With laps winding down in the Food City 500 in Support of Steve Byrnes and heavy rain in the distance, NASCAR was faced with a tough decision on whether to red-flag the race at Bristol Motor Speedway with roughly 15 laps to go or try to clean the track quickly under yellow and get back to racing. Unfortunately, the decision was made withhold the red flag and judging by the responses on social media, I am not alone in thinking that was a bad call.
Normally, I am not one to criticize NASCAR, but it would have been better to save the laps and let the drivers race. Playing follow the leader behind the caution car is not what fans want to see, regardless who is out front at the time (of course, unless it’s Dale Earnhardt Jr.).
Rather than let the drivers tool around the track and chip away at the lap count, NASCAR should have stopped the race and ensured the track was clean and free of debris, oil or any other impediments – like the metal plate that kept falling off of Danica Patrick’s car. There was also a growing concern from the drivers about whether or not they had enough fuel to make it to the end of the race – just ask Austin Dillon.
Dillon was running strong in the top five but limped back to the pits because he ran out of fuel. Though his day wasn’t completely ruined, Dillon had a chance to race for the win but the fuel issue he ended up in 10th place.
And apparently, NASCAR’s ServiceMaster Clean crews were rushing and didn’t focus on getting the track completely clean. That issue led to a caution that wiped out two top-five cars – Carl Edwards and Kurt Busch. Edwards took responsibility for the caution but the real culprit appears to be oil on the track.
“I don’t know what [Carl] Edwards hit but we hit the same slick spot,” Busch said, to his crew over the in-car radio.
After the race, Busch added, “He hit some ice, I hit the same stuff or he was throwing the marbles out on the track and I just got sucked right in there.”
Edwards said his car was “sticking” well and that he shouldn’t have been sideways when he hit the wall and collected Busch in the final 10 laps of the race.
“The car was sticking and everything was going great and then I drove into turn 1 and that was the first time I lifted off throttle and I just pitched sideways,” Edwards said. “I was in deep trouble – I drove it way too deep to be this far sideways.”
Had NASCAR stopped the race and taken the time to properly clean the track, there’s a good chance that crash would not have happened. It seems pretty clear that something was on the track and as the lead cars drove into turn 1, things went to hell in a hand-basket.

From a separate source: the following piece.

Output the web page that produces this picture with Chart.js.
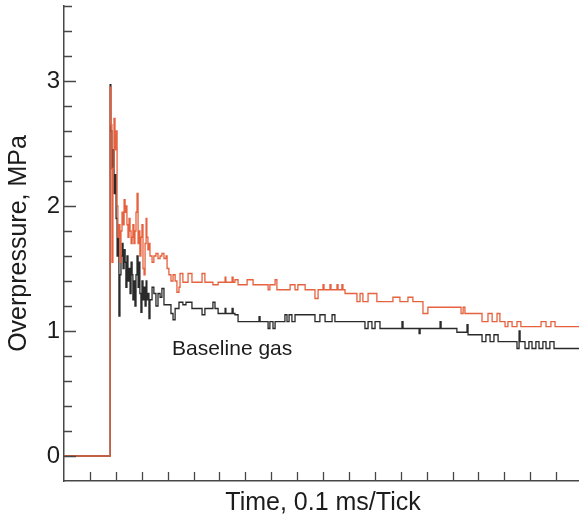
<!DOCTYPE html>
<html>
<head>
<meta charset="utf-8">
<title>Overpressure vs time</title>
<script src="https://cdn.jsdelivr.net/npm/chart.js@4/dist/chart.umd.min.js"></script>
<style>
  html, body { margin: 0; padding: 0; overflow: hidden; background: #fff; }
  #wrap { width: 590px; height: 517px; }
</style>
</head>
<body>
<div id="wrap"><canvas id="c" width="590" height="517"></canvas></div>
<script>
// Time in ticks (1 tick = 0.1 ms), overpressure in MPa.
const redTime = [
  0, 1.78, 1.81, 1.85, 1.89, 1.93, 1.97, 2.01, 2.05, 2.08, 2.12, 2.16, 2.20, 2.24, 2.28, 2.32,
  2.36, 2.39, 2.43, 2.47, 2.51, 2.55, 2.59, 2.63, 2.66, 2.70, 2.74, 2.78, 2.82, 2.86, 2.90, 2.93,
  2.97, 3.01, 3.05, 3.09, 3.13, 3.17, 3.20, 3.24, 3.28, 3.32, 3.40, 3.47, 3.55, 3.63, 3.71, 3.78,
  3.86, 3.94, 3.98, 4.05, 4.13, 4.21, 4.29, 4.36, 4.44, 4.48, 4.59, 4.79, 4.94, 5.33, 5.44, 5.75,
  5.95, 6.22, 6.25, 6.49, 6.53, 6.60, 6.72, 7.07, 7.30, 7.88, 7.95, 8.15, 8.22, 8.73, 8.92, 9.03,
  9.31, 9.69, 9.81, 10.00, 10.04, 10.27, 10.31, 10.54, 10.58, 10.73, 10.77, 10.85, 11.31, 11.43,
  11.54, 11.74, 12.08, 12.70, 12.97, 13.28, 13.47, 13.86, 14.05, 15.33, 15.41, 15.48, 16.14, 16.37,
  16.53, 16.72, 16.83, 17.03, 17.14, 17.30, 17.49, 17.64, 18.42, 18.61, 18.80, 18.96, 20.0
];
const redPressure = [
  0, 2.95, 2.65, 1.55, 2.30, 2.70, 2.45, 2.60, 2.00, 1.75, 1.85, 1.55, 1.80, 1.95, 1.85, 2.05,
  1.95, 2.00, 1.85, 1.75, 1.90, 1.80, 1.70, 1.75, 1.85, 1.70, 1.80, 1.95, 2.10, 1.70, 1.80, 1.60,
  1.75, 1.85, 1.50, 1.45, 1.70, 1.90, 1.75, 1.65, 1.70, 1.60, 1.55, 1.60, 1.62, 1.58, 1.60, 1.62,
  1.58, 1.60, 1.50, 1.45, 1.40, 1.45, 1.40, 1.31, 1.35, 1.46, 1.39, 1.46, 1.39, 1.46, 1.39, 1.37,
  1.39, 1.43, 1.39, 1.43, 1.39, 1.41, 1.37, 1.41, 1.37, 1.33, 1.37, 1.41, 1.33, 1.37, 1.33, 1.37,
  1.33, 1.26, 1.33, 1.37, 1.33, 1.37, 1.33, 1.37, 1.33, 1.37, 1.33, 1.30, 1.235, 1.30,
  1.235, 1.30, 1.235, 1.27, 1.235, 1.27, 1.235, 1.14, 1.19, 1.14, 1.19, 1.14, 1.075, 1.14,
  1.075, 1.14, 1.075, 1.035, 1.075, 1.035, 1.075, 1.035, 1.075, 1.035, 1.075, 1.035, 1.035
];

const blackTime = [
  0, 1.78, 1.81, 1.85, 1.89, 1.93, 1.97, 2.01, 2.05, 2.08, 2.12, 2.16, 2.20, 2.24, 2.28, 2.32,
  2.36, 2.39, 2.43, 2.47, 2.51, 2.55, 2.59, 2.63, 2.66, 2.70, 2.74, 2.78, 2.82, 2.86, 2.90, 2.93,
  2.97, 3.01, 3.05, 3.09, 3.13, 3.17, 3.20, 3.24, 3.28, 3.32, 3.40, 3.47, 3.55, 3.63, 3.71, 3.78,
  3.86, 4.13, 4.21, 4.29, 4.44, 4.59, 4.71, 4.94, 5.33, 5.44, 5.75, 5.83, 5.95, 6.22, 6.25, 6.49,
  6.53, 6.60, 6.72, 7.53, 7.57, 7.88, 7.95, 8.07, 8.15, 8.53, 8.61, 8.69, 8.80, 8.92, 9.69, 9.88,
  10.08, 10.35, 10.46, 11.62, 11.74, 11.89, 12.01, 12.20, 13.05, 13.09, 13.71, 13.75, 14.52, 14.56,
  15.17, 15.56, 15.60, 16.14, 16.29, 16.45, 16.60, 16.76, 17.49, 17.57, 17.61, 17.80, 17.95, 18.07,
  18.22, 18.34, 18.49, 18.61, 18.76, 18.92, 20.0
];
const blackPressure = [
  0, 2.97, 2.60, 2.30, 2.45, 2.10, 2.25, 1.90, 1.60, 1.75, 1.12, 1.45, 1.60, 1.70, 1.50, 1.65,
  1.55, 1.35, 1.60, 1.40, 1.50, 1.30, 1.55, 1.45, 1.25, 1.40, 1.20, 1.45, 1.60, 1.35, 1.55, 1.30,
  1.15, 1.40, 1.25, 1.35, 1.20, 1.40, 1.25, 1.30, 1.10, 1.25, 1.35, 1.30, 1.20, 1.30, 1.27, 1.34,
  1.21, 1.14, 1.09, 1.18, 1.23, 1.21, 1.23, 1.18, 1.13, 1.18, 1.23, 1.18, 1.14, 1.18, 1.14, 1.18,
  1.14, 1.13, 1.075, 1.115, 1.075, 1.02, 1.075, 1.02, 1.075, 1.13, 1.075, 1.13, 1.075, 1.13, 1.075, 1.13,
  1.075, 1.13, 1.075, 1.02, 1.075, 1.02, 1.075, 1.02, 1.075, 1.02, 0.98, 1.02, 1.075, 1.02,
  0.99, 1.05, 0.97, 0.915, 0.97, 0.915, 0.97, 0.915, 0.86, 1.0, 0.915, 0.86, 0.915, 0.86,
  0.915, 0.86, 0.915, 0.86, 0.915, 0.86, 0.86
];

const yTickLabels = ['0', '1', '2', '3'];
const seriesLabel = 'Baseline gas';

const AXIS_COLOR = '#474747';
const TEXT_COLOR = '#1c1c1c';
const FONT = "'Liberation Sans', Arial, Helvetica, sans-serif";

const toPoints = (xs, ys) => xs.map((t, i) => ({ x: t, y: ys[i] }));

// Inward tick marks on both axes plus the in-plot series label.
const inwardTicks = {
  id: 'inwardTicks',
  afterDraw(chart) {
    const { ctx, chartArea, scales: { x, y } } = chart;
    ctx.save();
    ctx.strokeStyle = AXIS_COLOR;
    ctx.lineWidth = 1.3;
    ctx.beginPath();
    y.ticks.forEach(t => {
      if (t.value < -1e-6) return;
      const py = Math.round(y.getPixelForValue(t.value)) + 0.5;
      const major = Math.abs(t.value - Math.round(t.value)) < 1e-6;
      ctx.moveTo(chartArea.left, py);
      ctx.lineTo(chartArea.left + (major ? 12 : 8), py);
    });
    x.ticks.forEach(t => {
      if (t.value <= x.min + 1e-6) return;
      const px = Math.round(x.getPixelForValue(t.value)) + 0.5;
      ctx.moveTo(px, chartArea.bottom);
      ctx.lineTo(px, chartArea.bottom - 9);
    });
    ctx.stroke();

    ctx.fillStyle = TEXT_COLOR;
    ctx.font = '21px ' + FONT;
    ctx.textAlign = 'left';
    ctx.textBaseline = 'alphabetic';
    ctx.fillText(seriesLabel, x.getPixelForValue(4.17), y.getPixelForValue(0.81));
    ctx.restore();
  }
};

new Chart(document.getElementById('c'), {
  type: 'line',
  data: {
    datasets: [
      {
        label: 'Modified gas',
        data: toPoints(redTime, redPressure),
        borderColor: '#e6623f',
        borderWidth: 1.3,
        stepped: true,
        pointRadius: 0,
        fill: false
      },
      {
        label: seriesLabel,
        data: toPoints(blackTime, blackPressure),
        borderColor: '#2a2a2a',
        borderWidth: 1.3,
        stepped: true,
        pointRadius: 0,
        fill: false
      }
    ]
  },
  options: {
    responsive: false,
    animation: false,
    events: [],
    layout: { padding: { top: 6, right: 8, left: 0, bottom: 0 } },
    plugins: { legend: { display: false }, tooltip: { enabled: false } },
    scales: {
      x: {
        type: 'linear',
        min: 0,
        max: 20,
        grid: { display: false, drawTicks: false },
        border: { display: true, color: AXIS_COLOR, width: 1.5 },
        ticks: { display: false, stepSize: 1 },
        title: {
          display: true,
          text: 'Time, 0.1 ms/Tick',
          color: TEXT_COLOR,
          font: { family: FONT, size: 25, lineHeight: 1 },
          padding: { top: 0, bottom: 1 }
        },
        afterFit: s => { s.height = 36; s.paddingLeft = 0; s.paddingRight = 0; }
      },
      y: {
        type: 'linear',
        min: -0.2,
        max: 3.6,
        grid: { display: false, drawTicks: false },
        border: { display: true, color: AXIS_COLOR, width: 1.5 },
        ticks: {
          stepSize: 0.2,
          autoSkip: false,
          padding: 4,
          color: TEXT_COLOR,
          font: { family: FONT, size: 24 },
          callback: v => {
            const r = Math.round(v);
            return Math.abs(v - r) < 1e-6 && r >= 0 ? yTickLabels[r] : '';
          }
        },
        title: {
          display: true,
          text: 'Overpressure, MPa',
          color: TEXT_COLOR,
          font: { family: FONT, size: 25, lineHeight: 1 },
          padding: { top: 7, bottom: 0 }
        },
        afterFit: s => { s.width = 64; s.paddingTop = 0; s.paddingBottom = 0; }
      }
    }
  },
  plugins: [inwardTicks]
});
</script>
</body>
</html>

Like my NASCAR media colleagues, I get it. I don’t like it but I understand the situation the sanctioning body was in at the end of the night. The race should have been completed hours earlier but Mother Nature had different plans. There was rain in the distance and they eventually threw the red flag to force a green-white-checkered finish rather than just calling it quits.
“To run laps or risk it raining? Tough call,” wrote the Charlotte Observer’s NASCAR beat reporter, Jim Utter.
He is correct. It was a tough call but NASCAR makes big bucks for a reason. Their job is to make the tough calls. All I am saying is what harm would there have been in preserving laps and letting the fans see more green flag action? The silver lining for NASCAR is aside from a few laps being run off the board, Bristol Motor Speedway gave fans one of the best races of the season, so far.